They have interviewed Jason Castriota, talked to the supplier’s organization and this morning got a comment from GM.
Saab’s chief designer Jason Castriota says they were busy putting the final touches on the new 900 (née 9-3) when the bankruptcy was declared. “We had put in extra effort to get it ready fast given Saab’s predicament”.
“We were getting ready to put prototypes on the road to really test the car. To think that this car won’t be built is an impossible thought to me as I know what great car this would become. I have worked for bigger automobile manufacturers and realize the qualities of the 9-3. If it won’t be built when at the same time considerably worse cars are sold and are rolling around on the roads – it is incredibly frustrating. The car was very competitive in terms of size.”
He continues explaining how the team was preparing to move forward with additional models based on the Phoenix platform.

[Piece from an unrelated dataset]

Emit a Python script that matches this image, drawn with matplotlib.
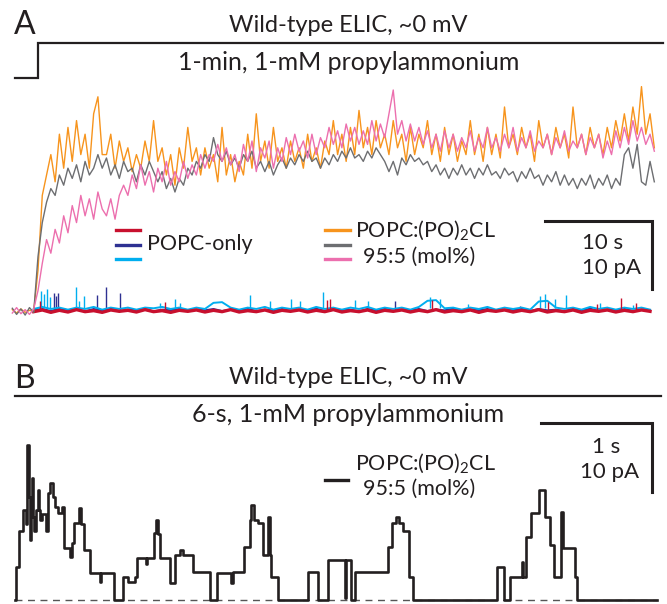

“Work had commenced exploring the bandwidth and size of future models of the Phoenix. We had a good cooperation going. The spirit of the development team has been fantastic including the cooperation with Mats Fägerhag, Kjell AC Bergström and all involved teams.”
“The Saab brand is so strong and this model so valuable that I can not imagine things coming to an end now. We worked 20 months on this project. If it won’t be known as a Saab, one must hope it will be realized under a different name. I truly hope the receivers can take care of the values found here and that the facilities and personnel in Trollhättan will continue production. When I went to Trollhättan it really hit me the ability they have to innovate, despite its small population.”
Jason does not know what events currently take place. “We were sent on Christmas holidays directly after what occurred last week and have not met since. I have only been in touch with Victor through SMSes, he has been very busy. We will see what happens next, but as I said, I hope Saab will continue.”
Fredrik Sidahl of the Automotive Suppliers’ Organization (FKG) and the CEO of Semcon Kjell Nilsson say the suppliers most definitively are in favor of a restart of Saab, but warns that chances are slim. “It is not for a lack of interest, but because GM so clearly has behaved in a bitter and irresponsible fashion.”
“Without the current models it will be practically impossible to restart the production, no matter how terrible that sounds. Without a 100 percent GM-backed plan there is no hope.”
GM’s spokesperson James R Cain says GM will not dismiss a qualified buyer of Saab.
“If there is someone who are interested in building cars licensed from us and their interests do not conflict with ours, then we would definitively listen to their ideas. But that is a remote possibility right now.”
Kjell Nilsson says it would take about 200-250 Saab engineers to continue developing the Phoenix. “Not everybody are qualified to design the Phoenix”.
A plea to our readers: I realize we are all very frustrated with the current situation. To my great surprise, some of you take out your frustration on Victor. I know Victor has openly admitted he made a few mistakes, but I have yet to see someone step forward and say what they would have done differently. Yesterday I got caught up in a “discussion” where the proposed ideas were exactly some of the many things Victor tried. If you are so desperate to be a backseat driver, at least come up with something new.
PS: OTOH, it is very easy to spot things EIB could have done differently. Or what GM could have done differently. Or what Swegov could have done differently! The owner of Saab have done their best working within the constraints put in place by the others. I know where to point the big fat finger of blame. Even Riksgälden were surprised by EIB’s decisions and I think it was Swegov’s responsibility to take on EIB. In fact, I think EIB actively sabotaged Saab and I see no reason why Swegov should honor their deal with EIB. (EIB could of course reply that Swegov pushed EIB to not approve the Antonov deal, but surely Swegov would never had done something like that..?) What Victor may or may not have done is small potatoes compared with EIB and Swegov.